The old adage "less is more" has seemingly taken on new meaning for money manager Globalt Inc. of Atlanta. This year, the firm known for its management of stocks of U.S. companies with sizable foreign exposure, began offering a new twist. It's called the "20 Best" Concentrated Portfolio, and it's a distilled version of its familiar style.
With this new strategy, Globalt picks about 20 of the most timely stock investments from its equity universe. These would be seen as world-class market leaders whose stock provides relative value. According to Globalt, market leadership has been steadily narrowing over the last several years. Thus, Globalt expects its "20 Best" portfolio to outperform by honing in on a limited number of choice stocks in various sectors.
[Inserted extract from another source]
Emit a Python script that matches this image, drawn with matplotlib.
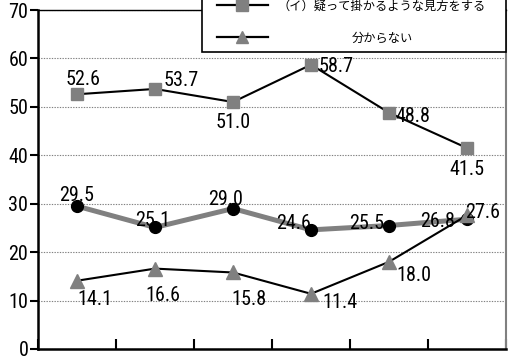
import matplotlib
matplotlib.use("Agg")
import matplotlib.pyplot as plt
from matplotlib import font_manager
from matplotlib.lines import Line2D
from matplotlib.patches import Rectangle
import numpy as np

# the original uses a narrow Arial-like face; take a condensed one if there is one
names = set(f.name for f in font_manager.fontManager.ttflist)
num_font = 'Liberation Sans'
num_size = 13
for cand in ['Liberation Sans Narrow', 'Roboto Condensed', 'Arial Narrow']:
    if cand in names:
        num_font = cand
        num_size = 14.5
        break
plt.rcParams['font.family'] = [num_font, 'Noto Sans CJK JP']

# data (6 survey points, x labels are cut off in the original)
n_points = 6
doubt = [52.6, 53.7, 51.0, 58.7, 48.8, 41.5]        # (イ) squares
other = [29.5, 25.1, 29.0, 24.6, 25.5, 26.8]        # circles, grey thick line
unknown = [14.1, 16.6, 15.8, 11.4, 18.0, 27.6]      # triangles
legend_labels = ['（イ）疑って掛かるような見方をする', '分からない']

# label offsets in pixels (dx, dy)
off_doubt = [(6, 15), (26, 8), (0, -20), (25, -2), (24, -4), (0, -21)]
off_other = [(0, 11), (-2, 7), (-7, 9), (-17, 6), (-22, 2), (-29, -2)]
off_unknown = [(18, -19), (8, -27), (16, -27), (29, -9), (25, -14), (16, 3)]

W, H = 513, 360
fig = plt.figure(figsize=(W / 100, H / 100), dpi=100)
ax = fig.add_axes([38 / W, 11 / H, 468 / W, 339 / H])

x = np.arange(n_points)
grey = '#808080'

ax.plot(x, other, color=grey, lw=3.6, marker='o', ms=8.5,
        mfc='black', mec='black', zorder=3)
ax.plot(x, doubt, color='black', lw=1.5, marker='s', ms=8,
        mfc=grey, mec=grey, zorder=4)
ax.plot(x, unknown, color='black', lw=1.5, marker='^', ms=9.5,
        mfc=grey, mec=grey, zorder=4)

for vals, offs in [(doubt, off_doubt), (other, off_other), (unknown, off_unknown)]:
    for xi, v, (dx, dy) in zip(x, vals, offs):
        ax.annotate('%.1f' % v, (xi, v), xytext=(dx, dy), textcoords='offset pixels',
                    ha='center', va='center', fontsize=num_size, zorder=5)

ax.set_xlim(-0.5, n_points - 0.5)
ax.set_ylim(0, 70)
ax.set_yticks(np.arange(0, 71, 10))
ax.set_xticks(np.arange(-0.5, n_points, 1.0))
ax.set_xticklabels([])
ax.tick_params(axis='y', direction='out', length=6, width=1.5, pad=1, labelsize=num_size)
ax.tick_params(axis='x', direction='in', length=7, width=1.5)

ax.yaxis.grid(True, linestyle=(0, (1.2, 1.2)), color=grey, lw=0.8)
ax.set_axisbelow(True)

ax.spines['left'].set_linewidth(1.8)
ax.spines['bottom'].set_linewidth(1.8)
ax.spines['top'].set_linewidth(1.0)
ax.spines['right'].set_color(grey)
ax.spines['right'].set_linewidth(1.5)

# legend box (top part cut off like in the original)
def fx(px):
    return px / W


def fy(py):
    return (H - py) / H


fig.add_artist(Rectangle((fx(202), fy(52)), fx(506) - fx(202), fy(-20) - fy(52),
                         transform=fig.transFigure, facecolor='white',
                         edgecolor='black', lw=1.2, zorder=10))
rows = [(5, 's'), (37, '^')]
for (ry, mk), lab in zip(rows, legend_labels):
    fig.add_artist(Line2D([fx(217), fx(268)], [fy(ry), fy(ry)], transform=fig.transFigure,
                          color='black', lw=1.6, zorder=11))
    fig.add_artist(Line2D([fx(242)], [fy(ry)], transform=fig.transFigure, marker=mk,
                          ms=8 if mk == 's' else 9, mfc=grey, mec=grey, zorder=12))
    fig.text(fx(382), fy(ry + 1), lab, ha='center', va='center', fontsize=8.8,
             family=['Noto Sans CJK JP', 'DejaVu Sans'], zorder=12)

fig.savefig('out.png', dpi=100)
Some stock holdings at the moment include: Applied Materials, American Express Co., Bristol-Myers Squibb Co., American International Group and Cisco Systems.
Of course, this limited portfolio could swing down as well as up. As Mr. Allen concedes, it "typically amplifies returns up or down. But we are calculating that, over time, our analysis will be correct and we will have more up amplitude than down," and the portfolio will outperform "the benchmark, which is typically the Russell 1000 Growth index or the S&P 500," he said.
Although the product debuted Jan. 1, Globalt began actively marketing it in the third quarter. Mr. Allen said this may be most attractive to "relatively large investors who would view this (as part of) multiple manager arrangements." It also could be married "to a portfolio whose core is indexed to try to provide higher alpha against that indexed core."